GOAL> Transcribe the records below exactly as they appear, omitting any pictures.

(Code that draws figures)
○ ○ ○ ○

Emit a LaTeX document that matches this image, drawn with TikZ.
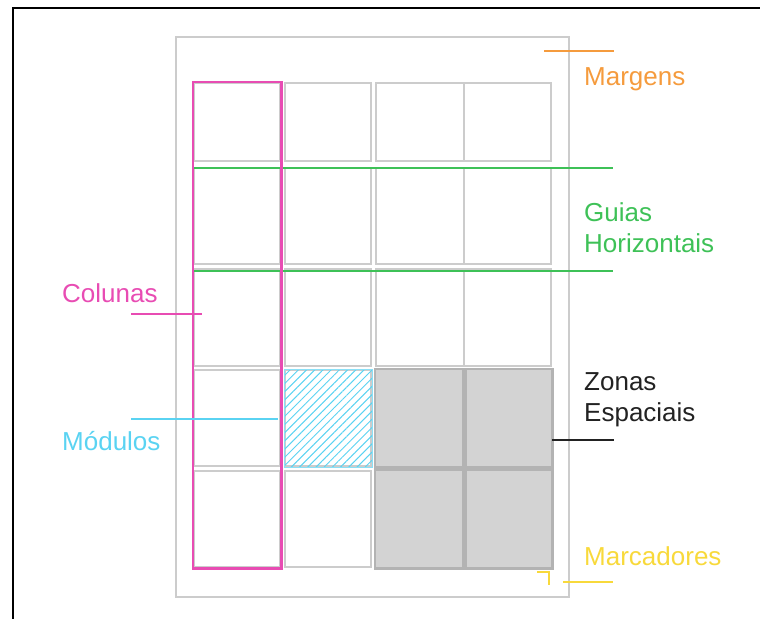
\documentclass[tikz,border=0pt]{standalone}
\usepackage{fontspec}
\setmainfont{Liberation Sans}
\usetikzlibrary{patterns.meta}
\definecolor{gridgray}{HTML}{CCCCCC}
\definecolor{zonefill}{HTML}{D3D3D3}
\definecolor{zonegray}{HTML}{B3B3B3}
\definecolor{colpink}{HTML}{E84CB3}
\definecolor{guidegreen}{HTML}{3EC157}
\definecolor{modcyan}{HTML}{5AD3F2}
\definecolor{margorange}{HTML}{F59B3D}
\definecolor{markyellow}{HTML}{F8D93B}
\definecolor{zonetext}{HTML}{222222}

\begin{document}
\begin{tikzpicture}[x=1pt,y=-1pt,
  font=\fontsize{26}{30.5}\selectfont,
  cell/.style={draw=gridgray, line width=2.4pt, anchor=north west, inner sep=0pt},
  zonecell/.style={draw=zonegray, line width=2.4pt},
  lead/.style={line width=2.4pt},
  lbl/.style={anchor=base west, inner sep=0pt, align=left}]
\useasboundingbox (0,0) rectangle (760,619);
% ----- frame of the cut page
\coordinate (fr-r) at (760,8);
\coordinate (fr-b) at (13,619);
\draw[line width=2pt] (fr-r) -| (fr-b);
% ----- page and grid
\node[cell, minimum width=393pt, minimum height=560pt] (page) at (175,36) {};
\foreach \x/\w [count=\i] in {193/86,284/86,375/88,463/87}
  \foreach \y/\h [count=\j] in {82/78,167/96,268/97,369/96,470/96}
    \node[cell, minimum width=\w pt, minimum height=\h pt] (c\j\i) at (\x,\y) {};
% ----- spatial zone
\fill[zonefill] (c43.north west) rectangle (c54.south east);
\foreach \n in {c43,c44,c53,c54}
  \draw[zonecell] (\n.north west) rectangle (\n.south east);
% ----- module
\draw[draw=modcyan!70, line width=1pt,
  pattern={Lines[angle=45, distance=5.8pt, line width=1pt]}, pattern color=modcyan]
  (c42.north west) rectangle (c42.south east);
% ----- horizontal guides
\coordinate (g1-a) at (193,168); \coordinate (g1-b) at (613,168);
\coordinate (g2-a) at (193,271); \coordinate (g2-b) at (613,271);
\draw[lead, guidegreen] (g1-a) -- (g1-b);
\draw[lead, guidegreen] (g2-a) -- (g2-b);
% ----- column
\draw[colpink, line width=2.4pt] (c11.north west) rectangle (c51.south east);
% ----- labels
\node[lbl, text=margorange] (margens) at (584,85) {Margens};
\node[lbl, text=guidegreen] (guias) at (584,252) {Guias\\Horizontais};
\node[lbl, text=colpink] (colunas) at (62,302) {Colunas};
\node[lbl, text=zonetext] (zonas) at (584,421) {Zonas\\Espaciais};
\node[lbl, text=modcyan] (modulos) at (62,450) {Módulos};
\node[lbl, text=markyellow] (marcadores) at (584,565) {Marcadores};
% ----- leader lines
\coordinate (m-a) at (544,51); \coordinate (m-b) at (614,51);
\draw[lead, margorange] (m-a) -- (m-b);
\coordinate (col-a) at (131,314); \coordinate (col-b) at (202,314);
\draw[lead, colpink] (col-a) -- (col-b);
\coordinate (mod-a) at (131,419); \coordinate (mod-b) at (278,419);
\draw[lead, modcyan] (mod-a) -- (mod-b);
\coordinate (z-a) at (c44.east|-0,440); \coordinate (z-b) at (614,440);
\draw[lead, zonetext] (z-a) -- (z-b);
\coordinate (mk-a) at (563,582); \coordinate (mk-b) at (613,582);
\draw[lead, markyellow] (mk-a) -- (mk-b);
\coordinate (mk-c) at (537,572); \coordinate (mk-d) at (549,585);
\draw[lead, markyellow] (mk-c) -| (mk-d);
\end{tikzpicture}
\end{document}
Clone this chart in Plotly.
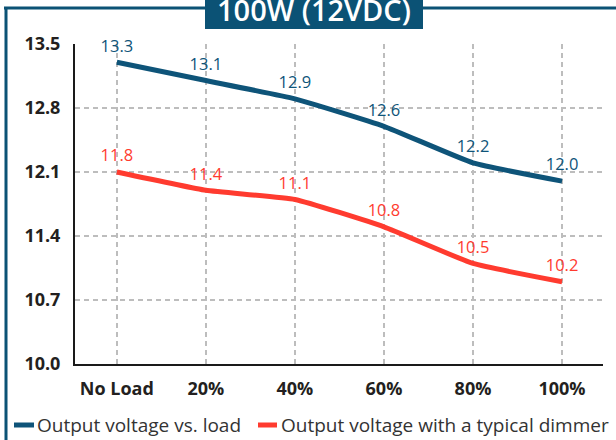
import plotly.graph_objects as go

categories = ["No Load", "20%", "40%", "60%", "80%", "100%"]
load_values = [13.3, 13.1, 12.9, 12.6, 12.2, 12.0]
load_labels = ["13.3", "13.1", "12.9", "12.6", "12.2", "12.0"]
dimmer_values = [12.1, 11.9, 11.8, 11.5, 11.1, 10.9]
dimmer_labels = ["11.8", "11.4", "11.1", "10.8", "10.5", "10.2"]
y_ticks = [10.0, 10.7, 11.4, 12.1, 12.8, 13.5]
series_names = ["Output voltage vs. load", "Output voltage with a typical dimmer"]
title_text = "100W (12VDC)"

BLUE = "#0e5479"
RED = "#ff3b2f"
TEAL = "#0b5275"
FONT = "Open Sans"

W, H = 616, 440
L, R, T, B = 75, 13, 44, 76
PW, PH = W - L - R, H - T - B


def xp(px):
    return (px - L) / PW


def yp(py):
    return (H - B - py) / PH


fig = go.Figure()
for vals, labels, name, col in [(load_values, load_labels, series_names[0], BLUE),
                                (dimmer_values, dimmer_labels, series_names[1], RED)]:
    fig.add_trace(go.Scatter(
        x=categories, y=vals, text=labels, mode="lines+markers+text",
        textposition="top center", name=name,
        marker=dict(size=9, opacity=0, color=col),
        line=dict(color=col, width=5, shape="spline", smoothing=0.4),
        textfont=dict(color=col, size=16.5, family=FONT), cliponaxis=False))

grid = dict(gridcolor="#bdbdbd", gridwidth=2, griddash="5px,4px")
tickfont = dict(size=18, color="#231f20", family=FONT, weight="bold")

fig.update_xaxes(type="category", range=[-0.47, 5.46], showgrid=True, **grid,
                 showline=True, linecolor="#1a1a1a", linewidth=2,
                 tickfont=tickfont, ticklabelstandoff=7, zeroline=False)
fig.update_yaxes(range=[10.0, 13.5], tickvals=y_ticks,
                 ticktext=[f"{v:.1f}" for v in y_ticks], showgrid=False,
                 minor=dict(tickvals=y_ticks[1:-1], showgrid=True, **grid),
                 showline=True, linecolor="#1a1a1a", linewidth=2,
                 tickfont=tickfont, ticklabelstandoff=9, zeroline=False)

shapes = [
    dict(type="line", xref="paper", yref="paper", x0=xp(4), x1=xp(620), y0=yp(8), y1=yp(8),
         line=dict(color=TEAL, width=3)),
    dict(type="line", xref="paper", yref="paper", x0=xp(6), x1=xp(6), y0=yp(8), y1=yp(445),
         line=dict(color=TEAL, width=3)),
    dict(type="rect", xref="paper", yref="paper", x0=xp(205), x1=xp(423), y0=yp(29), y1=yp(-5),
         fillcolor=TEAL, line=dict(width=0)),
    dict(type="line", xref="paper", yref="paper", x0=xp(14), x1=xp(34), y0=yp(425), y1=yp(425),
         line=dict(color=BLUE, width=5)),
    dict(type="line", xref="paper", yref="paper", x0=xp(258), x1=xp(277), y0=yp(425), y1=yp(425),
         line=dict(color=RED, width=5)),
]

annotations = [
    dict(text=title_text, xref="paper", yref="paper", x=xp(314), y=yp(9), xanchor="center",
         yanchor="middle", showarrow=False,
         font=dict(color="white", size=29, family=FONT, weight=600)),
    dict(text=series_names[0], xref="paper", yref="paper", x=xp(35), y=yp(425), xanchor="left",
         yanchor="middle", showarrow=False, font=dict(color="#333333", size=19, family=FONT)),
    dict(text=series_names[1], xref="paper", yref="paper", x=xp(279), y=yp(425), xanchor="left",
         yanchor="middle", showarrow=False, font=dict(color="#333333", size=19, family=FONT)),
]

fig.update_layout(width=W, height=H, margin=dict(l=L, r=R, t=T, b=B),
                  paper_bgcolor="white", plot_bgcolor="white", showlegend=False,
                  shapes=shapes, annotations=annotations,
                  font=dict(family=FONT))

fig.write_html("out.html", config={"displayModeBar": False},
               post_script="document.body.style.margin='0';document.body.style.overflow='hidden';")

○ ○ ○ ○

ANSWER IN FULL>
Emit a LaTeX document that matches this image, drawn with TikZ.
\documentclass[tikz,border=0pt]{standalone}
\usepackage{fontspec}
\setmainfont{Liberation Sans}
\usetikzlibrary{patterns.meta}
\definecolor{gridgray}{HTML}{CCCCCC}
\definecolor{zonefill}{HTML}{D3D3D3}
\definecolor{zonegray}{HTML}{B3B3B3}
\definecolor{colpink}{HTML}{E84CB3}
\definecolor{guidegreen}{HTML}{3EC157}
\definecolor{modcyan}{HTML}{5AD3F2}
\definecolor{margorange}{HTML}{F59B3D}
\definecolor{markyellow}{HTML}{F8D93B}
\definecolor{zonetext}{HTML}{222222}

\begin{document}
\begin{tikzpicture}[x=1pt,y=-1pt,
  font=\fontsize{26}{30.5}\selectfont,
  cell/.style={draw=gridgray, line width=2.4pt, anchor=north west, inner sep=0pt},
  zonecell/.style={draw=zonegray, line width=2.4pt},
  lead/.style={line width=2.4pt},
  lbl/.style={anchor=base west, inner sep=0pt, align=left}]
\useasboundingbox (0,0) rectangle (760,619);
% ----- frame of the cut page
\coordinate (fr-r) at (760,8);
\coordinate (fr-b) at (13,619);
\draw[line width=2pt] (fr-r) -| (fr-b);
% ----- page and grid
\node[cell, minimum width=393pt, minimum height=560pt] (page) at (175,36) {};
\foreach \x/\w [count=\i] in {193/86,284/86,375/88,463/87}
  \foreach \y/\h [count=\j] in {82/78,167/96,268/97,369/96,470/96}
    \node[cell, minimum width=\w pt, minimum height=\h pt] (c\j\i) at (\x,\y) {};
% ----- spatial zone
\fill[zonefill] (c43.north west) rectangle (c54.south east);
\foreach \n in {c43,c44,c53,c54}
  \draw[zonecell] (\n.north west) rectangle (\n.south east);
% ----- module
\draw[draw=modcyan!70, line width=1pt,
  pattern={Lines[angle=45, distance=5.8pt, line width=1pt]}, pattern color=modcyan]
  (c42.north west) rectangle (c42.south east);
% ----- horizontal guides
\coordinate (g1-a) at (193,168); \coordinate (g1-b) at (613,168);
\coordinate (g2-a) at (193,271); \coordinate (g2-b) at (613,271);
\draw[lead, guidegreen] (g1-a) -- (g1-b);
\draw[lead, guidegreen] (g2-a) -- (g2-b);
% ----- column
\draw[colpink, line width=2.4pt] (c11.north west) rectangle (c51.south east);
% ----- labels
\node[lbl, text=margorange] (margens) at (584,85) {Margens};
\node[lbl, text=guidegreen] (guias) at (584,252) {Guias\\Horizontais};
\node[lbl, text=colpink] (colunas) at (62,302) {Colunas};
\node[lbl, text=zonetext] (zonas) at (584,421) {Zonas\\Espaciais};
\node[lbl, text=modcyan] (modulos) at (62,450) {Módulos};
\node[lbl, text=markyellow] (marcadores) at (584,565) {Marcadores};
% ----- leader lines
\coordinate (m-a) at (544,51); \coordinate (m-b) at (614,51);
\draw[lead, margorange] (m-a) -- (m-b);
\coordinate (col-a) at (131,314); \coordinate (col-b) at (202,314);
\draw[lead, colpink] (col-a) -- (col-b);
\coordinate (mod-a) at (131,419); \coordinate (mod-b) at (278,419);
\draw[lead, modcyan] (mod-a) -- (mod-b);
\coordinate (z-a) at (c44.east|-0,440); \coordinate (z-b) at (614,440);
\draw[lead, zonetext] (z-a) -- (z-b);
\coordinate (mk-a) at (563,582); \coordinate (mk-b) at (613,582);
\draw[lead, markyellow] (mk-a) -- (mk-b);
\coordinate (mk-c) at (537,572); \coordinate (mk-d) at (549,585);
\draw[lead, markyellow] (mk-c) -| (mk-d);
\end{tikzpicture}
\end{document}
Clone this chart in Plotly.
import plotly.graph_objects as go

categories = ["No Load", "20%", "40%", "60%", "80%", "100%"]
load_values = [13.3, 13.1, 12.9, 12.6, 12.2, 12.0]
load_labels = ["13.3", "13.1", "12.9", "12.6", "12.2", "12.0"]
dimmer_values = [12.1, 11.9, 11.8, 11.5, 11.1, 10.9]
dimmer_labels = ["11.8", "11.4", "11.1", "10.8", "10.5", "10.2"]
y_ticks = [10.0, 10.7, 11.4, 12.1, 12.8, 13.5]
series_names = ["Output voltage vs. load", "Output voltage with a typical dimmer"]
title_text = "100W (12VDC)"

BLUE = "#0e5479"
RED = "#ff3b2f"
TEAL = "#0b5275"
FONT = "Open Sans"

W, H = 616, 440
L, R, T, B = 75, 13, 44, 76
PW, PH = W - L - R, H - T - B


def xp(px):
    return (px - L) / PW


def yp(py):
    return (H - B - py) / PH


fig = go.Figure()
for vals, labels, name, col in [(load_values, load_labels, series_names[0], BLUE),
                                (dimmer_values, dimmer_labels, series_names[1], RED)]:
    fig.add_trace(go.Scatter(
        x=categories, y=vals, text=labels, mode="lines+markers+text",
        textposition="top center", name=name,
        marker=dict(size=9, opacity=0, color=col),
        line=dict(color=col, width=5, shape="spline", smoothing=0.4),
        textfont=dict(color=col, size=16.5, family=FONT), cliponaxis=False))

grid = dict(gridcolor="#bdbdbd", gridwidth=2, griddash="5px,4px")
tickfont = dict(size=18, color="#231f20", family=FONT, weight="bold")

fig.update_xaxes(type="category", range=[-0.47, 5.46], showgrid=True, **grid,
                 showline=True, linecolor="#1a1a1a", linewidth=2,
                 tickfont=tickfont, ticklabelstandoff=7, zeroline=False)
fig.update_yaxes(range=[10.0, 13.5], tickvals=y_ticks,
                 ticktext=[f"{v:.1f}" for v in y_ticks], showgrid=False,
                 minor=dict(tickvals=y_ticks[1:-1], showgrid=True, **grid),
                 showline=True, linecolor="#1a1a1a", linewidth=2,
                 tickfont=tickfont, ticklabelstandoff=9, zeroline=False)

shapes = [
    dict(type="line", xref="paper", yref="paper", x0=xp(4), x1=xp(620), y0=yp(8), y1=yp(8),
         line=dict(color=TEAL, width=3)),
    dict(type="line", xref="paper", yref="paper", x0=xp(6), x1=xp(6), y0=yp(8), y1=yp(445),
         line=dict(color=TEAL, width=3)),
    dict(type="rect", xref="paper", yref="paper", x0=xp(205), x1=xp(423), y0=yp(29), y1=yp(-5),
         fillcolor=TEAL, line=dict(width=0)),
    dict(type="line", xref="paper", yref="paper", x0=xp(14), x1=xp(34), y0=yp(425), y1=yp(425),
         line=dict(color=BLUE, width=5)),
    dict(type="line", xref="paper", yref="paper", x0=xp(258), x1=xp(277), y0=yp(425), y1=yp(425),
         line=dict(color=RED, width=5)),
]

annotations = [
    dict(text=title_text, xref="paper", yref="paper", x=xp(314), y=yp(9), xanchor="center",
         yanchor="middle", showarrow=False,
         font=dict(color="white", size=29, family=FONT, weight=600)),
    dict(text=series_names[0], xref="paper", yref="paper", x=xp(35), y=yp(425), xanchor="left",
         yanchor="middle", showarrow=False, font=dict(color="#333333", size=19, family=FONT)),
    dict(text=series_names[1], xref="paper", yref="paper", x=xp(279), y=yp(425), xanchor="left",
         yanchor="middle", showarrow=False, font=dict(color="#333333", size=19, family=FONT)),
]

fig.update_layout(width=W, height=H, margin=dict(l=L, r=R, t=T, b=B),
                  paper_bgcolor="white", plot_bgcolor="white", showlegend=False,
                  shapes=shapes, annotations=annotations,
                  font=dict(family=FONT))

fig.write_html("out.html", config={"displayModeBar": False},
               post_script="document.body.style.margin='0';document.body.style.overflow='hidden';")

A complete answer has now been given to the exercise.